How Human was Homo rudolfensis ?
Oldowan tools and fractured bones associated with them point to a major
shift from the australopithecine pattern of subsistence at the time Homo
came into being. Cut marks on bones that have been found with manufactured
stone flakes reveal that the makers of the tools presumably populations
of H. rudolfensis butchered large animals, especially antelopes.
The toolmakers evidently put sharp flakes to use in skinning the animals
and in cutting through their tendons and muscles to separate flesh from
bone. Some of the bones also bear the unmistakable tooth marks of carnivores.
In some fashion human ancestors and four-legged meat eaters were sharing
carcasses, but it is not clear which group usually got there first. Which
ordinarily was the killer and which, the scavenger? Attempts to resolve
this question have stalled in the absence of definitive evidence. If the
troops of H. rudolfensis were the killers, they were big-game hunters.
If, instead, they were habitual scavengers, they must have had the wherewithal
to intimidate other large flesh eaters.
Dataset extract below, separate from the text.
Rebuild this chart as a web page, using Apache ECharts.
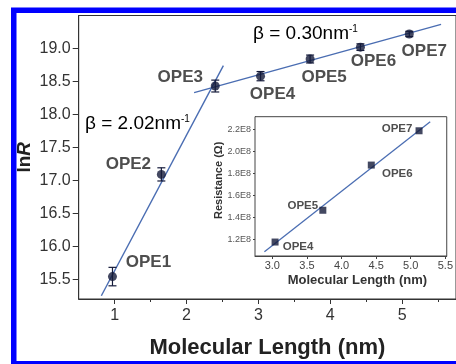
<!DOCTYPE html>
<html>
<head>
<meta charset="utf-8">
<script src="https://cdn.jsdelivr.net/npm/echarts@6/dist/echarts.min.js"></script>
<style>
  html, body { margin: 0; padding: 0; background: #fff; }
  #chart { width: 456px; height: 364px; }
</style>
</head>
<body>
<div id="chart"></div>
<script>
// ln R of OPE molecular wires versus molecular length, with two tunnelling fits
const wireNames = ['OPE1', 'OPE2', 'OPE3', 'OPE4', 'OPE5', 'OPE6', 'OPE7'];
const lengthNm = [0.97, 1.65, 2.40, 3.03, 3.72, 4.42, 5.10];
const lnR = [15.54, 17.09, 18.43, 18.58, 18.84, 19.02, 19.22];
const lnRErr = [0.14, 0.10, 0.09, 0.07, 0.06, 0.05, 0.04];

// fitted segments (end points): short wires beta = 2.02, long wires beta = 0.30
const fitShortX = [0.815, 2.513];
const fitShortY = [15.25, 18.74];
const fitLongX = [2.106, 5.542];
const fitLongY = [18.33, 19.365];

const xTicks = [1, 2, 3, 4, 5];
const xMinorTicks = [1.5, 2.5, 3.5, 4.5, 5.5];
const yTicks = [15.5, 16.0, 16.5, 17.0, 17.5, 18.0, 18.5, 19.0];

// inset: resistance of the long wires
const insetNames = ['OPE4', 'OPE5', 'OPE6', 'OPE7'];
const insetLength = [3.04, 3.73, 4.43, 5.12];
const resistance = [1.175e8, 1.464e8, 1.875e8, 2.187e8];
const insetFitX = [2.886, 5.281];
const insetFitY = [1.087e8, 2.269e8];
const insetXTicks = [3.0, 3.5, 4.0, 4.5, 5.0, 5.5];
const insetYTicks = [1.2e8, 1.4e8, 1.6e8, 1.8e8, 2.0e8, 2.2e8];

// label placement (pixel offsets from each point)
const mainLabelOffsets = [[36, -14], [-33, -10], [-35, -9], [12, 18], [14, 18], [13, 14], [15, 17]];
const insetLabelOffsets = [[23, 5], [-20, -4], [26, 9], [-22, -2]];

const FONT = 'Liberation Sans, Arial, sans-serif';
const INK = '#222';
const LINE_BLUE = '#4a6db2';
const MARK = '#141a3a';

const pairs = (xs, ys) => xs.map((x, i) => [x, ys[i]]);

const chart = echarts.init(document.getElementById('chart'), null, { renderer: 'canvas' });

chart.setOption({
  animation: false,
  backgroundColor: '#fff',
  textStyle: { fontFamily: FONT },
  grid: [
    { left: 78.7, top: 15.5, width: 386.5, height: 285.9, show: true,
      borderColor: '#333', borderWidth: 1, backgroundColor: '#fff' },
    { left: 255, top: 116.7, width: 194.3, height: 139.3, show: true,
      borderColor: '#444', borderWidth: 1, backgroundColor: '#fff', z: 5 }
  ],
  xAxis: [
    {
      gridIndex: 0, type: 'value', min: 0.5, max: 5.75, position: 'bottom',
      splitLine: { show: false },
      axisLine: { lineStyle: { color: '#333', width: 1 } },
      axisTick: { customValues: xTicks, length: 5, lineStyle: { color: '#333' } },
      axisLabel: { customValues: xTicks, fontSize: 16, color: '#333', margin: 9, fontFamily: FONT },
      name: 'Molecular Length (nm)', nameLocation: 'middle', nameGap: 38, nameMoveOverlap: false,
      nameTextStyle: { fontSize: 22, fontWeight: 'bold', color: INK, fontFamily: FONT }
    },
    {
      gridIndex: 0, type: 'value', min: 0.5, max: 5.75, position: 'bottom',
      splitLine: { show: false },
      axisLine: { show: false },
      axisTick: { customValues: xMinorTicks, length: 3, lineStyle: { color: '#333' } },
      axisLabel: { show: false }
    },
    {
      gridIndex: 1, type: 'value', min: 2.75, max: 5.52, position: 'bottom',
      splitLine: { show: false },
      axisLine: { lineStyle: { color: '#444', width: 1 } },
      axisTick: { customValues: insetXTicks, length: 3, lineStyle: { color: '#444' } },
      axisLabel: { customValues: insetXTicks, fontSize: 11, color: '#444', margin: 4,
        formatter: v => v.toFixed(1), fontFamily: FONT },
      name: 'Molecular Length (nm)', nameLocation: 'middle', nameGap: 18, nameMoveOverlap: false,
      nameTextStyle: { fontSize: 13, fontWeight: 'bold', color: '#333', padding: [0, 0, 0, 13], fontFamily: FONT }
    }
  ],
  yAxis: [
    {
      gridIndex: 0, type: 'value', min: 15.2, max: 19.5,
      splitLine: { show: false },
      axisLine: { lineStyle: { color: '#333', width: 1 } },
      axisTick: { customValues: yTicks, length: 6, lineStyle: { color: '#333' } },
      axisLabel: { customValues: yTicks, fontSize: 16, color: '#333', margin: 8,
        formatter: v => v.toFixed(1), fontFamily: FONT },
      name: '{a|ln}{b|R}', nameLocation: 'middle', nameGap: 44, nameMoveOverlap: false,
      nameTextStyle: {
        rich: {
          a: { fontSize: 19, fontWeight: 'bold', color: INK, fontFamily: FONT },
          b: { fontSize: 19, fontWeight: 'bold', fontStyle: 'italic', color: INK, fontFamily: FONT }
        }
      }
    },
    {
      gridIndex: 1, type: 'value', min: 1.048e8, max: 2.315e8,
      splitLine: { show: false },
      axisLine: { lineStyle: { color: '#444', width: 1 } },
      axisTick: { customValues: insetYTicks, length: 2, lineStyle: { color: '#444' } },
      axisLabel: { customValues: insetYTicks, fontSize: 9, color: '#555', margin: 4,
        formatter: v => (v / 1e8).toFixed(1) + 'E8', fontFamily: FONT },
      name: 'Resistance (Ω)', nameLocation: 'middle', nameGap: 31, nameMoveOverlap: false,
      nameTextStyle: { fontSize: 11, fontWeight: 'bold', color: '#333', padding: [0, 0, 0, 12], fontFamily: FONT }
    }
  ],
  series: [
    {
      type: 'line', xAxisIndex: 0, yAxisIndex: 0, data: pairs(fitShortX, fitShortY),
      symbol: 'none', lineStyle: { color: LINE_BLUE, width: 1.4 }, z: 2
    },
    {
      type: 'line', xAxisIndex: 0, yAxisIndex: 0, data: pairs(fitLongX, fitLongY),
      symbol: 'none', lineStyle: { color: LINE_BLUE, width: 1.4 }, z: 2
    },
    {
      type: 'custom', xAxisIndex: 0, yAxisIndex: 0,
      data: lengthNm.map((x, i) => [x, lnR[i], lnRErr[i]]),
      renderItem: (params, api) => {
        const x = api.value(0), y = api.value(1), e = api.value(2);
        const top = api.coord([x, y + e]);
        const bot = api.coord([x, y - e]);
        const half = 4;
        const st = { stroke: MARK, lineWidth: 1.2 };
        return {
          type: 'group',
          children: [
            { type: 'line', shape: { x1: top[0], y1: top[1], x2: bot[0], y2: bot[1] }, style: st },
            { type: 'line', shape: { x1: top[0] - half, y1: top[1], x2: top[0] + half, y2: top[1] }, style: st },
            { type: 'line', shape: { x1: bot[0] - half, y1: bot[1], x2: bot[0] + half, y2: bot[1] }, style: st }
          ]
        };
      },
      z: 3
    },
    {
      type: 'scatter', xAxisIndex: 0, yAxisIndex: 0,
      symbol: 'circle', symbolSize: 9, itemStyle: { color: MARK },
      data: lengthNm.map((x, i) => ({
        value: [x, lnR[i]], name: wireNames[i],
        label: { offset: mainLabelOffsets[i] }
      })),
      label: {
        show: true, position: 'inside', formatter: p => p.name,
        fontSize: 17, fontWeight: 'bold', color: INK, fontFamily: FONT
      },
      z: 4
    },
    {
      type: 'line', xAxisIndex: 2, yAxisIndex: 1, data: pairs(insetFitX, insetFitY),
      symbol: 'none', lineStyle: { color: LINE_BLUE, width: 1.3 }, z: 6
    },
    {
      type: 'scatter', xAxisIndex: 2, yAxisIndex: 1,
      symbol: 'rect', symbolSize: 7, itemStyle: { color: MARK },
      data: insetLength.map((x, i) => ({
        value: [x, resistance[i]], name: insetNames[i],
        label: { offset: insetLabelOffsets[i] }
      })),
      label: {
        show: true, position: 'inside', formatter: p => p.name,
        fontSize: 11.5, fontWeight: 'bold', color: INK, fontFamily: FONT
      },
      z: 7
    }
  ],
  graphic: [
    {
      type: 'text', left: 85, top: 114, z: 10,
      style: {
        text: '{m|β = 2.02nm}{s|-1}',
        rich: {
          m: { fontSize: 19, color: INK, fontFamily: FONT },
          s: { fontSize: 10, color: INK, fontFamily: FONT, verticalAlign: 'top' }
        }
      }
    },
    {
      type: 'text', left: 253, top: 24, z: 10,
      style: {
        text: '{m|β = 0.30nm}{s|-1}',
        rich: {
          m: { fontSize: 19, color: INK, fontFamily: FONT },
          s: { fontSize: 10, color: INK, fontFamily: FONT, verticalAlign: 'top' }
        }
      }
    },
    {
      type: 'rect', z: 100, silent: true,
      shape: { x: 13.75, y: 10.25, width: 500, height: 353.5 },
      style: { fill: 'none', stroke: '#0000ff', lineWidth: 5.5 }
    }
  ]
});
</script>
</body>
</html>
In either case they were engaging
in effective aggressive activity that they could only have undertaken by
pooling both their prodigious mental resources and their limited physical
powers to best animals that were swifter and stronger than they. Their butcher
sites reveal that they were also collaborating in order to process meat.
The rendered meat presumably formed part of an omnivorous diet much like
that of hunting and gathering cultures of our own species.
Given the evidence of cooperative carnivorism for H. rudolfensis, we can imagine how pair-bonding would have benefited this species by reducing disruptive rivalry between males. We also have seen how pair- bonding would have aided the species in rearing its immature infants. It would be satisfying to find evidence for pair-bonding within H. rudolfensis in the relative body sizes of its two genders. Unfortunately, although we have some indications here, the data are thin. The mature male pelvis from which I estimated the size of a male of the species, both at birth and in adulthood, has a hip socket that would have housed a femoral head (the ball at the upper end of the thighbone) about 47 millimeters across; this happens to be only about 2 millimeters smaller than the average diameter for adult modern American males. The KNM-ER 1481a thighbone, which is of nearly the same vintage as the pelvis, has a well-preserved femoral head that is just a shade larger that the average for adult modern American females. It is tempting to conclude that the fossil pelvis belonged to a male and the fossil thighbone, to a female and then to assert that H. rudolfensis resembled us in the relative sizes of its genders. This, however, would be going too far. Within each gender of any species of the human family, there has been enough variation of thighbone proportions to allow a modest possibility that the fossil femur, like the pelvis, belonged to a male simply a much smaller one. Only future discoveries can reveal whether H. rudolfensis fits the typical body-size pattern for pair- bonding species. If I were to bet, it would be for the presence of pair- bonding in this advanced creature, a product of a giant evolutionary step toward the modem human animal.